Riley Greene, OF, Hagerty HS, Florida

Greene probably has the best overall bat among prep position players in the draft, showing a plus hit tool and the body and swing to add legitimate power. He is not the best athlete out there, so the power will have to develop to make him a worthwhile corner outfielder—but people had that concern about Alex Kirilloff too.

Hunter Bishop, OF, Arizona State

After struggling in his sophomore season, Bishop came out of the gate hot in 2019 and hasn’t looked back, hitting .354/.484/.792 with 19 homers in his first 45 games for the Sun Devils. Bishop moves well for his large 6’5” 210 pound frame and is currently playing center field, but may have to move to the corner eventually. He is still a bit strikeout prone but has increased his walk rate this year.


Most draft evaluators that I have read have these 8 players somewhere in their top ten prospects. They constitute the best overall prospects in the draft class when not factoring in any sort of under-slot bonus strategies—which will likely make their way into the top ten picks.

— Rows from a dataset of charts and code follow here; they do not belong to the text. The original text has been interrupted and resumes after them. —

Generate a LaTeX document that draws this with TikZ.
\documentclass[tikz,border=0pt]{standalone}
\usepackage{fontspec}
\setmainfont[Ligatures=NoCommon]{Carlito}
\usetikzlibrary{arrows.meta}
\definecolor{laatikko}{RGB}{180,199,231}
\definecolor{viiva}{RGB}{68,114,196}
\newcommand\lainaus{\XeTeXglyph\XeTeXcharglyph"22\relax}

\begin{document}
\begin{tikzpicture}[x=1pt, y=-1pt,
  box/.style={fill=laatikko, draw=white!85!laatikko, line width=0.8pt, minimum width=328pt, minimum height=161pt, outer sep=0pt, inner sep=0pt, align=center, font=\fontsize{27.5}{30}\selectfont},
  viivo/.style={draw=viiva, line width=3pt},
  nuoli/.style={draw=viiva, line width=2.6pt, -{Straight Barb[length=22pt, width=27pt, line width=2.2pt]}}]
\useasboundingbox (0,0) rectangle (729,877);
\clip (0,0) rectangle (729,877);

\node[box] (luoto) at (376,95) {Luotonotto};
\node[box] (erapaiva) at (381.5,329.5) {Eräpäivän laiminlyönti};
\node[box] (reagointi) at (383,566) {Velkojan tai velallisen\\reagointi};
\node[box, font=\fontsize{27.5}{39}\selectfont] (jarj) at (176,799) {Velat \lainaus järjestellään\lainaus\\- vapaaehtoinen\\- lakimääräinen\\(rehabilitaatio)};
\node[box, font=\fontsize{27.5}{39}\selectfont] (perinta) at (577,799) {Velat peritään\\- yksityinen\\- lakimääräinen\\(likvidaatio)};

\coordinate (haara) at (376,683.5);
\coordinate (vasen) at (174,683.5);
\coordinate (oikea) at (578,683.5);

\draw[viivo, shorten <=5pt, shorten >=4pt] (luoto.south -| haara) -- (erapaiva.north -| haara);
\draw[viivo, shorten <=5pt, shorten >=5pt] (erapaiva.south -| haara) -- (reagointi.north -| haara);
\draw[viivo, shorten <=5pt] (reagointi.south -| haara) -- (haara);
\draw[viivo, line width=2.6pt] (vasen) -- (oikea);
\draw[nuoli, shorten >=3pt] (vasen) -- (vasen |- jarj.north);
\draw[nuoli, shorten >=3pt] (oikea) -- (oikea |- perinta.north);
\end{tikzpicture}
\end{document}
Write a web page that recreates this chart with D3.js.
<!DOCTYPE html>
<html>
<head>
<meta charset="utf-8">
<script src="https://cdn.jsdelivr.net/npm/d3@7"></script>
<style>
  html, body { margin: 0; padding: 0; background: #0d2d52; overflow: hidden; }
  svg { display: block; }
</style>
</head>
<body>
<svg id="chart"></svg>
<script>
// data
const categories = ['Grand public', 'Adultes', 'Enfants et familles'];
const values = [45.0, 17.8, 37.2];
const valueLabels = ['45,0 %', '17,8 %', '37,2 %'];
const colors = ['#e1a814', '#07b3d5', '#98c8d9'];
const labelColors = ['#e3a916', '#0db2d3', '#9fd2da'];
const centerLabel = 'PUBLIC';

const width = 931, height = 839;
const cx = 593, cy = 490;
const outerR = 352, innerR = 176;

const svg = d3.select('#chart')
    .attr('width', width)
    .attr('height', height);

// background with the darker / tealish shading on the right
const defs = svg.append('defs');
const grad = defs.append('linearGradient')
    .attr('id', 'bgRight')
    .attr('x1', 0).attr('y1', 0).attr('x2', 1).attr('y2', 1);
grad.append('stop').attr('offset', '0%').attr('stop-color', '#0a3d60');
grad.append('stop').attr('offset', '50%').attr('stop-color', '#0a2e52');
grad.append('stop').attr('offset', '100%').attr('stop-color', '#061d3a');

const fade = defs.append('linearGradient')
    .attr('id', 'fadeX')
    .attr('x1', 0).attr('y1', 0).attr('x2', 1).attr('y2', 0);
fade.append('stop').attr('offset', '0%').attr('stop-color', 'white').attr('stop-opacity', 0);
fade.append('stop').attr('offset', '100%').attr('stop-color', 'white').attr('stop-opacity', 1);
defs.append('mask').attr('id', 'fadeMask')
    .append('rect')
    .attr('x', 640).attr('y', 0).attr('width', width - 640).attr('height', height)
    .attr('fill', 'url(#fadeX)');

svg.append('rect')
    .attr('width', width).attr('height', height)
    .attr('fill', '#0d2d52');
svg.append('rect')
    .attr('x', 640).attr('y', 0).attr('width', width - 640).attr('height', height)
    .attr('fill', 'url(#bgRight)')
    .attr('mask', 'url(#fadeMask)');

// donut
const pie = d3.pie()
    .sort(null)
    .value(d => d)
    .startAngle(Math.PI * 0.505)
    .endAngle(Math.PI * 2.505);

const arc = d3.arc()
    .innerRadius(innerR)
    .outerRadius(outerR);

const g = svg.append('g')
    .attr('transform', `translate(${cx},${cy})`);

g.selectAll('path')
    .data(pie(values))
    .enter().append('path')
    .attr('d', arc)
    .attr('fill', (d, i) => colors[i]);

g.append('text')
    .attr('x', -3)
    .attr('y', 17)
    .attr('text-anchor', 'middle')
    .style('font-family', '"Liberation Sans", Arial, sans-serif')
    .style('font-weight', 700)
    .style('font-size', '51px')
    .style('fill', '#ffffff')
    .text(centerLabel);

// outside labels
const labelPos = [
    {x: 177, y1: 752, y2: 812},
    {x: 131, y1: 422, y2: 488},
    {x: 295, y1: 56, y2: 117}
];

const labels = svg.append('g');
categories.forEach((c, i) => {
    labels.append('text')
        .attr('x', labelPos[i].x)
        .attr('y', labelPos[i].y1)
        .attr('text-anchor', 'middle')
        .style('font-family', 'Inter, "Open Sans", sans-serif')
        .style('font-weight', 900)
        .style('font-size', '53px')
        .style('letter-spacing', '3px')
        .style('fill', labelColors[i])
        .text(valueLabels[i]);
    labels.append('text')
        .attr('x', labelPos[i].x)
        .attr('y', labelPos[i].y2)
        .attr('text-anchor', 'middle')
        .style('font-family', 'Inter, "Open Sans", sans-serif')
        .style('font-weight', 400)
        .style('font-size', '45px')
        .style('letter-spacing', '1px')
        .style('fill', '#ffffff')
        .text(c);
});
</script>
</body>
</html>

Rutschman, Vaugh, and Witt will more than likely be the first three off the board, in some order. Abrams may fall somewhere in the 5-10 range if teams prefer the hit tools of the second tier over his pure athleticism, and so far Corbin Carroll has been the only player I have seen of this bunch falling out of the top 10 picks in mock drafts, likely due to concerns over his power potential and size. That would make him the only possible target of this bunch for the Twins. I like him as a player, but he will likely require a slot value or even an over-slot deal, and I’m not sure the Twins want that sort of deal considering they have four picks in the top 100 selections and have spread money around well the last two years.

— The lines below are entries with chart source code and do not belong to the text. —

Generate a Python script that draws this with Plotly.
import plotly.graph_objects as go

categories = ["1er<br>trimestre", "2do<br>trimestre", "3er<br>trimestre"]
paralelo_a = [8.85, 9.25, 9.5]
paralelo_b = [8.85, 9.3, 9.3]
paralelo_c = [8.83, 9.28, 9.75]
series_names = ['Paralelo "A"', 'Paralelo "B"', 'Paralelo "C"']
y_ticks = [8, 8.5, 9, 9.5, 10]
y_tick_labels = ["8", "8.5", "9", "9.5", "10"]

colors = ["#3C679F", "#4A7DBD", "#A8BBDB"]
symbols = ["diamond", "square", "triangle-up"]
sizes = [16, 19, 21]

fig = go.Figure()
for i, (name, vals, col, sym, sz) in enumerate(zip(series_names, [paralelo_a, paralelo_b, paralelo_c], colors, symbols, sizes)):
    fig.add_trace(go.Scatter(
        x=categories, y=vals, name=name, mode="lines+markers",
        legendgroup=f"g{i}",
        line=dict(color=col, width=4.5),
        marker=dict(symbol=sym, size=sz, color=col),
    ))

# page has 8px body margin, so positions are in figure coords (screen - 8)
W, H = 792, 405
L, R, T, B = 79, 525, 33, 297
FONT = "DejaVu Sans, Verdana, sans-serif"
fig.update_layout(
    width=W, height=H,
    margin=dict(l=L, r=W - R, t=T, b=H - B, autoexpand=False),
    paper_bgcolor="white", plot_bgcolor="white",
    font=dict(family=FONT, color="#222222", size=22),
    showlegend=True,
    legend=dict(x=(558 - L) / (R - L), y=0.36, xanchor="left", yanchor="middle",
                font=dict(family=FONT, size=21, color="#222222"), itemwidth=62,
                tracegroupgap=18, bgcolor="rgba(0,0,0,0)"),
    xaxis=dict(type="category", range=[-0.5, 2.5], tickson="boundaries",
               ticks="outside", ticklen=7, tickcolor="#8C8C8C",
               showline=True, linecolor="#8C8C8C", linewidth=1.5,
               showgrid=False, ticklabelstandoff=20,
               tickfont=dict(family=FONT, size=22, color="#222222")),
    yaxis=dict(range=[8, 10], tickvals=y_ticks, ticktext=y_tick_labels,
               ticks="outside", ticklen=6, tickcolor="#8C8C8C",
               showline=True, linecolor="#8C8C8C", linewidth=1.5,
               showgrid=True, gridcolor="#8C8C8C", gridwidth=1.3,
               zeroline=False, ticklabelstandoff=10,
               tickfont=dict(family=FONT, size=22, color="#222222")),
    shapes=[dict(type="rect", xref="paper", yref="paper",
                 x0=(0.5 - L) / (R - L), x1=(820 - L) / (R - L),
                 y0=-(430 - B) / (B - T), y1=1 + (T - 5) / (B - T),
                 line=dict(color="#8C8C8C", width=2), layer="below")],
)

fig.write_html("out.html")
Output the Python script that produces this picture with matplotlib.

There is one oddity about these top tiers... did you see it? There are no pitchers listed, and that isn’t simply oversight because I grouped together a bunch of position players. This draft class is considered to have historically bad pitching depth, especially in the college ranks. The best college pitchers do make up their own tier, generally evaluated behind our Tier 2 in overall talent, but still might slip into the 5-10 pick range if teams want to start by drafting pitching and load up on position players later in the draft.